## start DATA RECORDS

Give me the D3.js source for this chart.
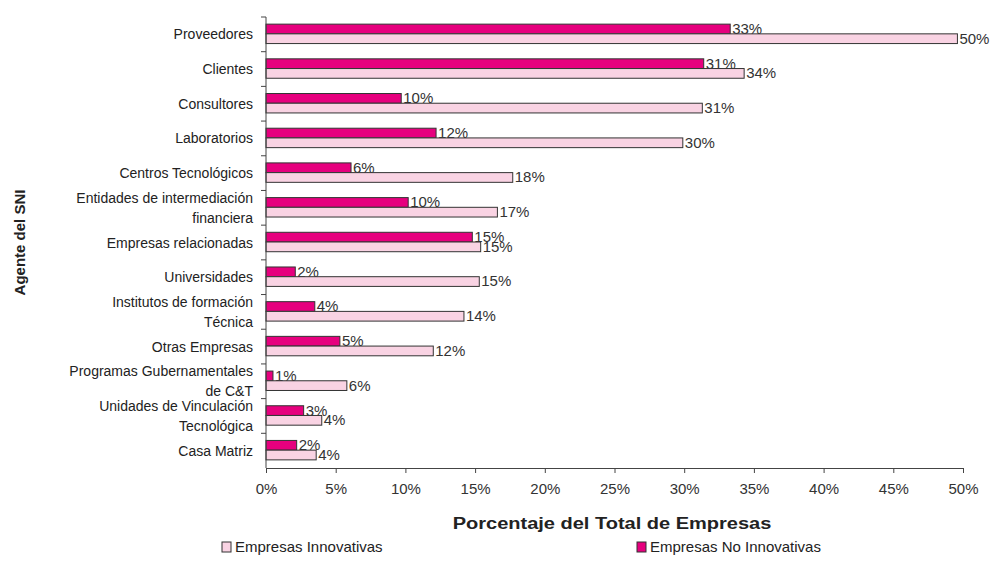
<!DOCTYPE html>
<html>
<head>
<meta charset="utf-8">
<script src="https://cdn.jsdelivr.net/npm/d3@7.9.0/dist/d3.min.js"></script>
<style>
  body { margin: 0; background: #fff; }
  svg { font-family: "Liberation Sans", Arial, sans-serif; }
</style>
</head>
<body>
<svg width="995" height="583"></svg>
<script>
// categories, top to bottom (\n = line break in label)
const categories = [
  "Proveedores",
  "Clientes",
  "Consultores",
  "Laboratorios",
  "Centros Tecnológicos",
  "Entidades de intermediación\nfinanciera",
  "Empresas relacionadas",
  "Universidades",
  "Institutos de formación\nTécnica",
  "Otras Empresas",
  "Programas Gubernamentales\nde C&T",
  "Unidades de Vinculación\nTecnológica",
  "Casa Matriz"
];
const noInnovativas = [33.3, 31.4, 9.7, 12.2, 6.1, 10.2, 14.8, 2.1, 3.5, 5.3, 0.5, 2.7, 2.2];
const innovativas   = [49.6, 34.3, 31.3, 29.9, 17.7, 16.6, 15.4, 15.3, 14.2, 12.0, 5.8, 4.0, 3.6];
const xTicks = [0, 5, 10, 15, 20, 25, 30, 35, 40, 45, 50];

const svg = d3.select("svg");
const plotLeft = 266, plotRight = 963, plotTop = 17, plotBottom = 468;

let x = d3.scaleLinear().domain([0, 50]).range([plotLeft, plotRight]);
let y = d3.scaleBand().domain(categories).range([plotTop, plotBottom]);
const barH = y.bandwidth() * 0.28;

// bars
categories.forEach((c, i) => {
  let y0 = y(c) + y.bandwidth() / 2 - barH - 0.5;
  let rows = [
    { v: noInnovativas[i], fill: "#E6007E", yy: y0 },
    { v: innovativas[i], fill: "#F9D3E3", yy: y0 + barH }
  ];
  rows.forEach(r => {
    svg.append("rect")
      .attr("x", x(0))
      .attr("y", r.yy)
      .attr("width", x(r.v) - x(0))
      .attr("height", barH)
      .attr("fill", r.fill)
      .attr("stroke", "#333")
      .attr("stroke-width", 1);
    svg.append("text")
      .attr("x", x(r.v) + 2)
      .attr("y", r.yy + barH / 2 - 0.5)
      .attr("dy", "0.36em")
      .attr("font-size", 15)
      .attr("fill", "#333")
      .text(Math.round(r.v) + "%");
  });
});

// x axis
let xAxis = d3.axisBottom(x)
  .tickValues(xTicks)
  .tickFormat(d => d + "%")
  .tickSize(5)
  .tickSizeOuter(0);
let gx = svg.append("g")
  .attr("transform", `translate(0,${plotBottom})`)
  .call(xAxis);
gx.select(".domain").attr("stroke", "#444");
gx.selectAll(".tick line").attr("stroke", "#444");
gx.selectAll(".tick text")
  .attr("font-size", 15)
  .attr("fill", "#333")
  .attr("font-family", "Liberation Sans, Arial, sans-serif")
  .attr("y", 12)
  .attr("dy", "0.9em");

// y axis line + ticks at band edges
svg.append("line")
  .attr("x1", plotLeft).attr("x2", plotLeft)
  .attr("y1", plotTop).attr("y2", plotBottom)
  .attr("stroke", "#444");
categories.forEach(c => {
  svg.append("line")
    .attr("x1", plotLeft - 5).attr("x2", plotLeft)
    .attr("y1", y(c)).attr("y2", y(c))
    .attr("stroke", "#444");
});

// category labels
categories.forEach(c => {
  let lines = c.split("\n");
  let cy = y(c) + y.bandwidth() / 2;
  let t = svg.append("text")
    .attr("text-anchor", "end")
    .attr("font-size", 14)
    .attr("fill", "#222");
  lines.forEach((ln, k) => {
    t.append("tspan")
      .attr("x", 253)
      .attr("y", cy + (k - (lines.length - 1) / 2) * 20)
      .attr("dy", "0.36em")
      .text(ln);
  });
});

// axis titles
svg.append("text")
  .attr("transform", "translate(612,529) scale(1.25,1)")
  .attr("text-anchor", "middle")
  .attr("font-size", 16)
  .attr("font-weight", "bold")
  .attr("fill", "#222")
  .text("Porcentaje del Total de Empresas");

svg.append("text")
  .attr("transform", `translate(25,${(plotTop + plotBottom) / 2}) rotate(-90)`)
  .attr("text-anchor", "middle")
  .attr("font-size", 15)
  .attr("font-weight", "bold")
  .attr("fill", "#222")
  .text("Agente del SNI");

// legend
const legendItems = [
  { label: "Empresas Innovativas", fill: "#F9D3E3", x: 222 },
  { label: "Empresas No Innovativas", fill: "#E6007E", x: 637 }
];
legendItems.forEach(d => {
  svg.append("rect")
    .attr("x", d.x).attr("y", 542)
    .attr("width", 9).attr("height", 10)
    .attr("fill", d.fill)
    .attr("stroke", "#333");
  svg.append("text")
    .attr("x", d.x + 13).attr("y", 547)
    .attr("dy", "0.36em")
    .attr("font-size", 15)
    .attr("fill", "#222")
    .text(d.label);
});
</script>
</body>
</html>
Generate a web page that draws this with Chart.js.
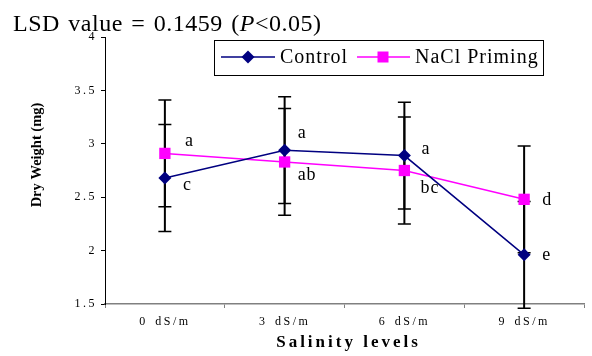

## end DATA RECORDS

PROBLEM | Leave the pictures out and print the records above exactly as they stand.

EXERCISE RESULT |
Give me the D3.js source for this chart.
<!DOCTYPE html>
<html>
<head>
<meta charset="utf-8">
<script src="https://cdn.jsdelivr.net/npm/d3@7.9.0/dist/d3.min.js"></script>
<style>
  body { margin: 0; background: #fff; }
  svg { font-family: "Liberation Sans", Arial, sans-serif; }
</style>
</head>
<body>
<svg width="995" height="583"></svg>
<script>
// categories, top to bottom (\n = line break in label)
const categories = [
  "Proveedores",
  "Clientes",
  "Consultores",
  "Laboratorios",
  "Centros Tecnológicos",
  "Entidades de intermediación\nfinanciera",
  "Empresas relacionadas",
  "Universidades",
  "Institutos de formación\nTécnica",
  "Otras Empresas",
  "Programas Gubernamentales\nde C&T",
  "Unidades de Vinculación\nTecnológica",
  "Casa Matriz"
];
const noInnovativas = [33.3, 31.4, 9.7, 12.2, 6.1, 10.2, 14.8, 2.1, 3.5, 5.3, 0.5, 2.7, 2.2];
const innovativas   = [49.6, 34.3, 31.3, 29.9, 17.7, 16.6, 15.4, 15.3, 14.2, 12.0, 5.8, 4.0, 3.6];
const xTicks = [0, 5, 10, 15, 20, 25, 30, 35, 40, 45, 50];

const svg = d3.select("svg");
const plotLeft = 266, plotRight = 963, plotTop = 17, plotBottom = 468;

let x = d3.scaleLinear().domain([0, 50]).range([plotLeft, plotRight]);
let y = d3.scaleBand().domain(categories).range([plotTop, plotBottom]);
const barH = y.bandwidth() * 0.28;

// bars
categories.forEach((c, i) => {
  let y0 = y(c) + y.bandwidth() / 2 - barH - 0.5;
  let rows = [
    { v: noInnovativas[i], fill: "#E6007E", yy: y0 },
    { v: innovativas[i], fill: "#F9D3E3", yy: y0 + barH }
  ];
  rows.forEach(r => {
    svg.append("rect")
      .attr("x", x(0))
      .attr("y", r.yy)
      .attr("width", x(r.v) - x(0))
      .attr("height", barH)
      .attr("fill", r.fill)
      .attr("stroke", "#333")
      .attr("stroke-width", 1);
    svg.append("text")
      .attr("x", x(r.v) + 2)
      .attr("y", r.yy + barH / 2 - 0.5)
      .attr("dy", "0.36em")
      .attr("font-size", 15)
      .attr("fill", "#333")
      .text(Math.round(r.v) + "%");
  });
});

// x axis
let xAxis = d3.axisBottom(x)
  .tickValues(xTicks)
  .tickFormat(d => d + "%")
  .tickSize(5)
  .tickSizeOuter(0);
let gx = svg.append("g")
  .attr("transform", `translate(0,${plotBottom})`)
  .call(xAxis);
gx.select(".domain").attr("stroke", "#444");
gx.selectAll(".tick line").attr("stroke", "#444");
gx.selectAll(".tick text")
  .attr("font-size", 15)
  .attr("fill", "#333")
  .attr("font-family", "Liberation Sans, Arial, sans-serif")
  .attr("y", 12)
  .attr("dy", "0.9em");

// y axis line + ticks at band edges
svg.append("line")
  .attr("x1", plotLeft).attr("x2", plotLeft)
  .attr("y1", plotTop).attr("y2", plotBottom)
  .attr("stroke", "#444");
categories.forEach(c => {
  svg.append("line")
    .attr("x1", plotLeft - 5).attr("x2", plotLeft)
    .attr("y1", y(c)).attr("y2", y(c))
    .attr("stroke", "#444");
});

// category labels
categories.forEach(c => {
  let lines = c.split("\n");
  let cy = y(c) + y.bandwidth() / 2;
  let t = svg.append("text")
    .attr("text-anchor", "end")
    .attr("font-size", 14)
    .attr("fill", "#222");
  lines.forEach((ln, k) => {
    t.append("tspan")
      .attr("x", 253)
      .attr("y", cy + (k - (lines.length - 1) / 2) * 20)
      .attr("dy", "0.36em")
      .text(ln);
  });
});

// axis titles
svg.append("text")
  .attr("transform", "translate(612,529) scale(1.25,1)")
  .attr("text-anchor", "middle")
  .attr("font-size", 16)
  .attr("font-weight", "bold")
  .attr("fill", "#222")
  .text("Porcentaje del Total de Empresas");

svg.append("text")
  .attr("transform", `translate(25,${(plotTop + plotBottom) / 2}) rotate(-90)`)
  .attr("text-anchor", "middle")
  .attr("font-size", 15)
  .attr("font-weight", "bold")
  .attr("fill", "#222")
  .text("Agente del SNI");

// legend
const legendItems = [
  { label: "Empresas Innovativas", fill: "#F9D3E3", x: 222 },
  { label: "Empresas No Innovativas", fill: "#E6007E", x: 637 }
];
legendItems.forEach(d => {
  svg.append("rect")
    .attr("x", d.x).attr("y", 542)
    .attr("width", 9).attr("height", 10)
    .attr("fill", d.fill)
    .attr("stroke", "#333");
  svg.append("text")
    .attr("x", d.x + 13).attr("y", 547)
    .attr("dy", "0.36em")
    .attr("font-size", 15)
    .attr("fill", "#222")
    .text(d.label);
});
</script>
</body>
</html>
Generate a web page that draws this with Chart.js.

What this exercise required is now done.